You'd be hard-pressed, these days, to find a psychologist who doesn't think we'd be better off if we spent more time in nature. The problem, for those of us who live in cities and work at desks, is the "time" part: there never seems to be any. Whenever I make it into the hills for a couple of days, I'm so rejuvenated I swear I'll start doing it fortnightly. Then I don't. "Climb the mountains and hear their good tidings… the winds will blow their own freshness into you, and the storms their energy," wrote the naturalist John Muir, enticingly – but that's too rarely an option. Very well, say the wilderness evangelists: at least spend an hour a day in your local park. Because who doesn't have a spare hour a day – apart from, well, lots of people? The research testifying to the benefits of immersion in nature keeps piling up. But it's not much use if you never get around to the immersing.
It's cheering, then, that a clutch of recent findings have begun to demonstrate how even the tiniest kinds of engagement with nature deliver a psychological boost. When you can't climb mountains, it turns out, merely blurring the boundary between indoors and out may suffice. Office workers who glimpse a tree or two are both happier and more productive; in one analysis, of a university building in Oregon, workers on the greenery-facing side took 19% fewer sick days. If you're treated in hospital for bipolar disorder, the evidence suggests, you'll be discharged several days sooner on average if your room is naturally lit. Pupils do worse in tests in windowless classrooms. Even looking at photographs of natural scenes lowers blood pressure. Taking things to a seemingly absurd extreme, German researchers reported last year that merely seeing a green rectangle for two seconds led to measurable improvements on creative tasks, compared with rectangles of white, grey, blue or red.
What's going on? The green-rectangle researchers thought it might be some subconscious association with the idea of growth, and therefore creativity. But the dominant explanation remains that of "biophilia", coined by EO Wilson, which he described as our "urge to affiliate with other forms of life" – probably because we evolved to function best in nature-rich settings. As Lance Hosey points out in The Shape Of Green, there's even one version of this idea, called the Prospect/Refuge Theory, according to which we're happiest looking out at nature from places of safety, with a good view of predators and no need to watch our backs. Perhaps seeing the woods from your kitchen window can be more enjoyable than tramping through them.

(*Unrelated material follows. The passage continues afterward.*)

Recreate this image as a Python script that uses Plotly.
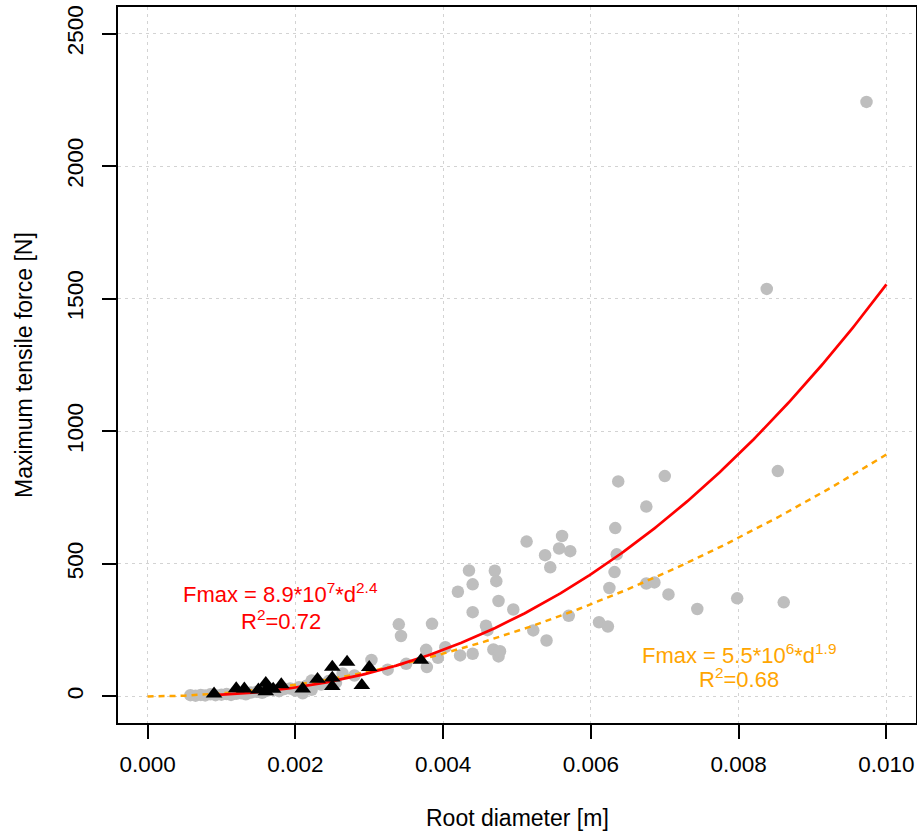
import numpy as np
import plotly.graph_objects as go

# Gray circles: all roots (diameter [m], max tensile force [N])
gray_d = [0.00058, 0.00065, 0.00072, 0.00078, 0.00085, 0.00092, 0.00100, 0.00107, 0.00113,
          0.00120, 0.00127, 0.00133, 0.00140, 0.00148, 0.00155, 0.00162, 0.00170, 0.00178,
          0.00185, 0.00193, 0.00200, 0.00205, 0.00210, 0.00215, 0.00222, 0.00222, 0.00235,
          0.00245, 0.00255, 0.00264, 0.00280, 0.00303, 0.00325, 0.00340, 0.00343, 0.00350,
          0.00377, 0.00378, 0.00385, 0.00393, 0.00403, 0.00420, 0.00423, 0.00435, 0.00440,
          0.00440, 0.00440, 0.00458, 0.00460, 0.00468, 0.00470, 0.00472, 0.00475, 0.00475,
          0.00477, 0.00495, 0.00513, 0.00522, 0.00538, 0.00540, 0.00545, 0.00557, 0.00561,
          0.00570, 0.00572, 0.00611, 0.00623, 0.00625, 0.00632, 0.00633, 0.00635, 0.00637,
          0.00675, 0.00675, 0.00686, 0.00700, 0.00705, 0.00744, 0.00798, 0.00838, 0.00853,
          0.00861, 0.00973]
gray_f = [5, 3, 6, 4, 8, 5, 7, 9, 6,
          10, 12, 8, 15, 18, 14, 22, 25, 20,
          28, 30, 22, 35, 12, 40, 25, 60, 45,
          58, 52, 87, 79, 138, 101, 272, 228, 123,
          176, 111, 274, 146, 186, 395, 155, 475, 423,
          318, 161, 267, 250, 177, 474, 435, 360, 151,
          171, 328, 584, 249, 533, 211, 487, 558, 605,
          304, 548, 280, 264, 409, 469, 635, 536, 811,
          716, 426, 430, 831, 385, 330, 370, 1537, 850,
          355, 2242]

# Black triangles: second group
tri_d = [0.00090, 0.00120, 0.00131, 0.00150, 0.00160, 0.00160, 0.00163, 0.00170, 0.00181,
         0.00210, 0.00230, 0.00250, 0.00250, 0.00250, 0.00270, 0.00290, 0.00300, 0.00370]
tri_f = [10, 30, 29, 25, 50, 18, 35, 28, 45,
         29, 65, 111, 70, 38, 130, 42, 110, 137]

# Fitted power laws Fmax = a * d^b
red_a, red_b, red_dmin, red_dmax = 8.9e7, 2.379, 0.0009, 0.010
org_a, org_b, org_dmin, org_dmax = 5.5e6, 1.89, 0.0, 0.010

x_ticks = [0.000, 0.002, 0.004, 0.006, 0.008, 0.010]
x_tick_labels = ["0.000", "0.002", "0.004", "0.006", "0.008", "0.010"]
y_ticks = [0, 500, 1000, 1500, 2000, 2500]
y_tick_labels = ["0", "500", "1000", "1500", "2000", "2500"]

FONT = "Liberation Sans, Arial, Helvetica, sans-serif"

d_red = np.linspace(red_dmin, red_dmax, 300)
d_org = np.linspace(org_dmin, org_dmax, 300)

fig = go.Figure()
fig.add_trace(go.Scatter(x=gray_d, y=gray_f, mode="markers",
                         marker=dict(symbol="circle", size=12.5, color="#BEBEBE"),
                         showlegend=False, hoverinfo="skip"))
fig.add_trace(go.Scatter(x=d_org, y=org_a * d_org ** org_b, mode="lines",
                         line=dict(color="#FFA500", width=2.5, dash="6px,5px"),
                         showlegend=False, hoverinfo="skip"))
fig.add_trace(go.Scatter(x=d_red, y=red_a * d_red ** red_b, mode="lines",
                         line=dict(color="#FF0000", width=2.7),
                         showlegend=False, hoverinfo="skip"))
fig.add_trace(go.Scatter(x=tri_d, y=tri_f, mode="markers",
                         marker=dict(symbol="triangle-up", size=14.5, color="black"),
                         showlegend=False, hoverinfo="skip"))

ann_font = dict(family=FONT, size=22)
annotations = [
    dict(x=0.0018, y=389, text="Fmax = 8.9*10<sup>7</sup>*d<sup>2.4</sup>",
         font=dict(color="#FF0000", **ann_font)),
    dict(x=0.0018, y=287, text="R<sup>2</sup>=0.72", font=dict(color="#FF0000", **ann_font)),
    dict(x=0.0080, y=160, text="Fmax = 5.5*10<sup>6</sup>*d<sup>1.9</sup>",
         font=dict(color="#FFA500", **ann_font)),
    dict(x=0.0080, y=70, text="R<sup>2</sup>=0.68", font=dict(color="#FFA500", **ann_font)),
]
for a in annotations:
    a.update(xref="x", yref="y", showarrow=False, xanchor="center", yanchor="middle")

annotations.append(dict(text="Root diameter [m]", xref="paper", yref="paper", x=0.5,
                        y=-(818 - 723) / 716,
                        showarrow=False, xanchor="center", yanchor="middle",
                        font=dict(family=FONT, size=23, color="black")))
annotations.append(dict(text="Maximum tensile force [N]", xref="paper", yref="paper",
                        x=(24 - 118) / 798, y=0.5, textangle=-90,
                        showarrow=False, xanchor="center", yanchor="middle",
                        font=dict(family=FONT, size=23, color="black")))

axis_common = dict(showline=True, mirror=True, linecolor="black", linewidth=1.5,
                   ticks="outside", ticklen=14, tickwidth=1.5, tickcolor="black",
                   showgrid=True, gridcolor="#D3D3D3", gridwidth=1, griddash="3px,4px",
                   zeroline=False, automargin=False,
                   tickfont=dict(family=FONT, size=22.5, color="black"))

fig.update_layout(
    template="none",
    width=917, height=834,
    margin=dict(l=118, r=1, t=7, b=111, pad=0),
    plot_bgcolor="white", paper_bgcolor="white",
    xaxis=dict(range=[-0.0004, 0.0104], tickvals=x_ticks, ticktext=x_tick_labels,
               ticklabelstandoff=6, **axis_common),
    yaxis=dict(range=[-100, 2600], tickvals=y_ticks, ticktext=y_tick_labels,
               tickangle=-90, ticklabelstandoff=10, **axis_common),
    annotations=annotations,
)

fig.write_html("out.html", config={"displayModeBar": False},
               post_script="document.body.style.margin='0';document.body.style.overflow='hidden';")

You could interpret all this as an argument for inactivity – why leave the house? – or, worse, as nothing but a way to squeeze more labour out of people. (Call-centre employees work 6-12% harder with a good view of greenery, one study claims.) I'd prefer to see it as an argument for making a conscious effort to lower the barricades between indoors and out, at home and at work – by means of pot plants, windows that actually open and office buildings that don't take 15 minutes to leave or re-enter. The architect Steve Mouzon calls this "living in season", instead of trying to maintain one climate-controlled year-round indoor season. In the meantime, I've changed the image on my computer's desktop wallpaper to green leaves. It's a start.